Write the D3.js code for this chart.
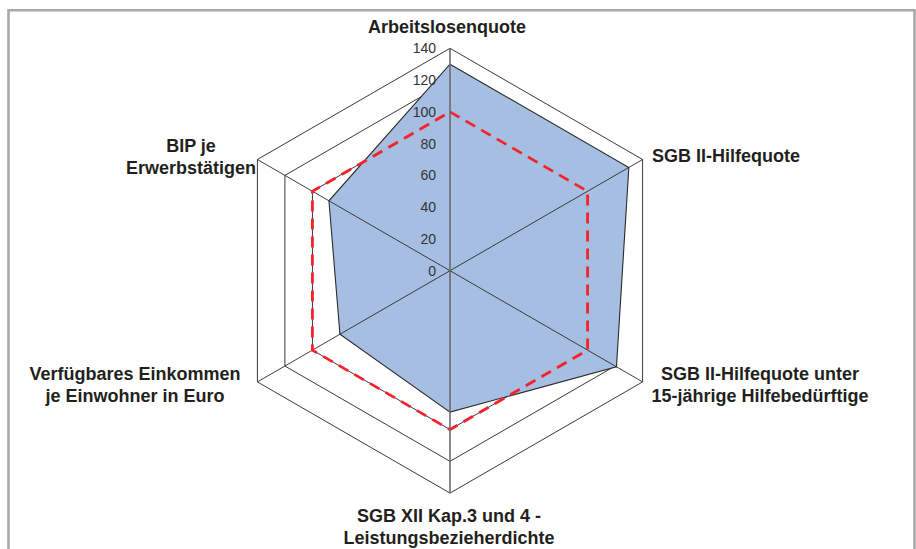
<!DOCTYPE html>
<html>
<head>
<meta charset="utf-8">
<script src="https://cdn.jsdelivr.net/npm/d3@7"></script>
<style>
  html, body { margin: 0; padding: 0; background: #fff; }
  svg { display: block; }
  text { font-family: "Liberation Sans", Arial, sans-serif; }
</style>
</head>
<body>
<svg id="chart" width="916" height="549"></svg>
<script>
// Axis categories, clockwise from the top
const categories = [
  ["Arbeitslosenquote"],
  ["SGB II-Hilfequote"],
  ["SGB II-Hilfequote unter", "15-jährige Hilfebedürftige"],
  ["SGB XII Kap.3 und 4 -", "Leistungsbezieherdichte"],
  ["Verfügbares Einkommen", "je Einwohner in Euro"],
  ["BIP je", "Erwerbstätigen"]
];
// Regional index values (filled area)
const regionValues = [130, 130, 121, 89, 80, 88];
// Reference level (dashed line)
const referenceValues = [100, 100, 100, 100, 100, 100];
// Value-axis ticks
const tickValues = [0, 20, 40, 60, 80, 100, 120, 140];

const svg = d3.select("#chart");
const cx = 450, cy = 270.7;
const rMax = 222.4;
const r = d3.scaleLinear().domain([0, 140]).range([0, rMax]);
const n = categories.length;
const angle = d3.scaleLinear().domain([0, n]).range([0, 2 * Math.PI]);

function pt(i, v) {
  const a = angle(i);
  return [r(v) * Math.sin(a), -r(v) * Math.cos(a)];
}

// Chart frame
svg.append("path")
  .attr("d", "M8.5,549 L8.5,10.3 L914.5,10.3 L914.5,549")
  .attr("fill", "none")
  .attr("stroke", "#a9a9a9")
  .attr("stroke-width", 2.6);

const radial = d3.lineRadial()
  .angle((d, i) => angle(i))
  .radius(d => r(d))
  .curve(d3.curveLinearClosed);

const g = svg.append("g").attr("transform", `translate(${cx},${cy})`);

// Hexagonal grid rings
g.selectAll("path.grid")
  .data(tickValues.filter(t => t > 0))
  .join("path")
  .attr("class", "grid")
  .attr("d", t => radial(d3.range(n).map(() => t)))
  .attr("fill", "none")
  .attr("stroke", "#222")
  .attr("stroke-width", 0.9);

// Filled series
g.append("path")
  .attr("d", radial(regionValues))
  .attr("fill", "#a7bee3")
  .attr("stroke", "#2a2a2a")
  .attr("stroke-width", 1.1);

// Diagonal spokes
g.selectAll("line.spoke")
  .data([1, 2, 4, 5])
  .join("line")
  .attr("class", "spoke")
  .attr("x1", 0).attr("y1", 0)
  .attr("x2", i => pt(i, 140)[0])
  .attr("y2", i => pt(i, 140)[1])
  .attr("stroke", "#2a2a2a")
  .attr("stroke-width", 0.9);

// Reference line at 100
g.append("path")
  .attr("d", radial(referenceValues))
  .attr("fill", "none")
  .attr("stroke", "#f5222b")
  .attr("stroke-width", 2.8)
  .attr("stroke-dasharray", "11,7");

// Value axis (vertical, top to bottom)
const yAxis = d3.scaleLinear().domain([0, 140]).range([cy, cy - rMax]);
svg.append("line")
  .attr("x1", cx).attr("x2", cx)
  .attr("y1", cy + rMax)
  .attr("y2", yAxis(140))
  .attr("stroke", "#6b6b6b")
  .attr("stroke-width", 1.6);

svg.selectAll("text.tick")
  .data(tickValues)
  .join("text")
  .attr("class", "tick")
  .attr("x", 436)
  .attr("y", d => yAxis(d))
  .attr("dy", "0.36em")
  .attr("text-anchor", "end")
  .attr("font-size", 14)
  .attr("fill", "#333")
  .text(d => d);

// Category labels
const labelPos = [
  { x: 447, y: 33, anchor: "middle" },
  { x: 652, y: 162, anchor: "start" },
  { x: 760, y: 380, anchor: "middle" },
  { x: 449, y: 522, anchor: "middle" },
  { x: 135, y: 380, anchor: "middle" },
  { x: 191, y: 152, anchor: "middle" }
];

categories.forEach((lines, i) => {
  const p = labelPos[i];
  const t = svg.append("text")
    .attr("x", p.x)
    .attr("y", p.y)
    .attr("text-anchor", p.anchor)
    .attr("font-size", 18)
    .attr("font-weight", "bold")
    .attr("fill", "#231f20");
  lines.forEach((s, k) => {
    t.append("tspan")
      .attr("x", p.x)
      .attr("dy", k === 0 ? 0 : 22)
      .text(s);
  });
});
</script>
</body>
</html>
- - -
Transcribe the listing in full. Omit the pictures and keep every line exact.

**Result of this exercise**
Write the D3.js code for this chart.
<!DOCTYPE html>
<html>
<head>
<meta charset="utf-8">
<script src="https://cdn.jsdelivr.net/npm/d3@7"></script>
<style>
  html, body { margin: 0; padding: 0; background: #fff; }
  svg { display: block; }
  text { font-family: "Liberation Sans", Arial, sans-serif; }
</style>
</head>
<body>
<svg id="chart" width="916" height="549"></svg>
<script>
// Axis categories, clockwise from the top
const categories = [
  ["Arbeitslosenquote"],
  ["SGB II-Hilfequote"],
  ["SGB II-Hilfequote unter", "15-jährige Hilfebedürftige"],
  ["SGB XII Kap.3 und 4 -", "Leistungsbezieherdichte"],
  ["Verfügbares Einkommen", "je Einwohner in Euro"],
  ["BIP je", "Erwerbstätigen"]
];
// Regional index values (filled area)
const regionValues = [130, 130, 121, 89, 80, 88];
// Reference level (dashed line)
const referenceValues = [100, 100, 100, 100, 100, 100];
// Value-axis ticks
const tickValues = [0, 20, 40, 60, 80, 100, 120, 140];

const svg = d3.select("#chart");
const cx = 450, cy = 270.7;
const rMax = 222.4;
const r = d3.scaleLinear().domain([0, 140]).range([0, rMax]);
const n = categories.length;
const angle = d3.scaleLinear().domain([0, n]).range([0, 2 * Math.PI]);

function pt(i, v) {
  const a = angle(i);
  return [r(v) * Math.sin(a), -r(v) * Math.cos(a)];
}

// Chart frame
svg.append("path")
  .attr("d", "M8.5,549 L8.5,10.3 L914.5,10.3 L914.5,549")
  .attr("fill", "none")
  .attr("stroke", "#a9a9a9")
  .attr("stroke-width", 2.6);

const radial = d3.lineRadial()
  .angle((d, i) => angle(i))
  .radius(d => r(d))
  .curve(d3.curveLinearClosed);

const g = svg.append("g").attr("transform", `translate(${cx},${cy})`);

// Hexagonal grid rings
g.selectAll("path.grid")
  .data(tickValues.filter(t => t > 0))
  .join("path")
  .attr("class", "grid")
  .attr("d", t => radial(d3.range(n).map(() => t)))
  .attr("fill", "none")
  .attr("stroke", "#222")
  .attr("stroke-width", 0.9);

// Filled series
g.append("path")
  .attr("d", radial(regionValues))
  .attr("fill", "#a7bee3")
  .attr("stroke", "#2a2a2a")
  .attr("stroke-width", 1.1);

// Diagonal spokes
g.selectAll("line.spoke")
  .data([1, 2, 4, 5])
  .join("line")
  .attr("class", "spoke")
  .attr("x1", 0).attr("y1", 0)
  .attr("x2", i => pt(i, 140)[0])
  .attr("y2", i => pt(i, 140)[1])
  .attr("stroke", "#2a2a2a")
  .attr("stroke-width", 0.9);

// Reference line at 100
g.append("path")
  .attr("d", radial(referenceValues))
  .attr("fill", "none")
  .attr("stroke", "#f5222b")
  .attr("stroke-width", 2.8)
  .attr("stroke-dasharray", "11,7");

// Value axis (vertical, top to bottom)
const yAxis = d3.scaleLinear().domain([0, 140]).range([cy, cy - rMax]);
svg.append("line")
  .attr("x1", cx).attr("x2", cx)
  .attr("y1", cy + rMax)
  .attr("y2", yAxis(140))
  .attr("stroke", "#6b6b6b")
  .attr("stroke-width", 1.6);

svg.selectAll("text.tick")
  .data(tickValues)
  .join("text")
  .attr("class", "tick")
  .attr("x", 436)
  .attr("y", d => yAxis(d))
  .attr("dy", "0.36em")
  .attr("text-anchor", "end")
  .attr("font-size", 14)
  .attr("fill", "#333")
  .text(d => d);

// Category labels
const labelPos = [
  { x: 447, y: 33, anchor: "middle" },
  { x: 652, y: 162, anchor: "start" },
  { x: 760, y: 380, anchor: "middle" },
  { x: 449, y: 522, anchor: "middle" },
  { x: 135, y: 380, anchor: "middle" },
  { x: 191, y: 152, anchor: "middle" }
];

categories.forEach((lines, i) => {
  const p = labelPos[i];
  const t = svg.append("text")
    .attr("x", p.x)
    .attr("y", p.y)
    .attr("text-anchor", p.anchor)
    .attr("font-size", 18)
    .attr("font-weight", "bold")
    .attr("fill", "#231f20");
  lines.forEach((s, k) => {
    t.append("tspan")
      .attr("x", p.x)
      .attr("dy", k === 0 ? 0 : 22)
      .text(s);
  });
});
</script>
</body>
</html>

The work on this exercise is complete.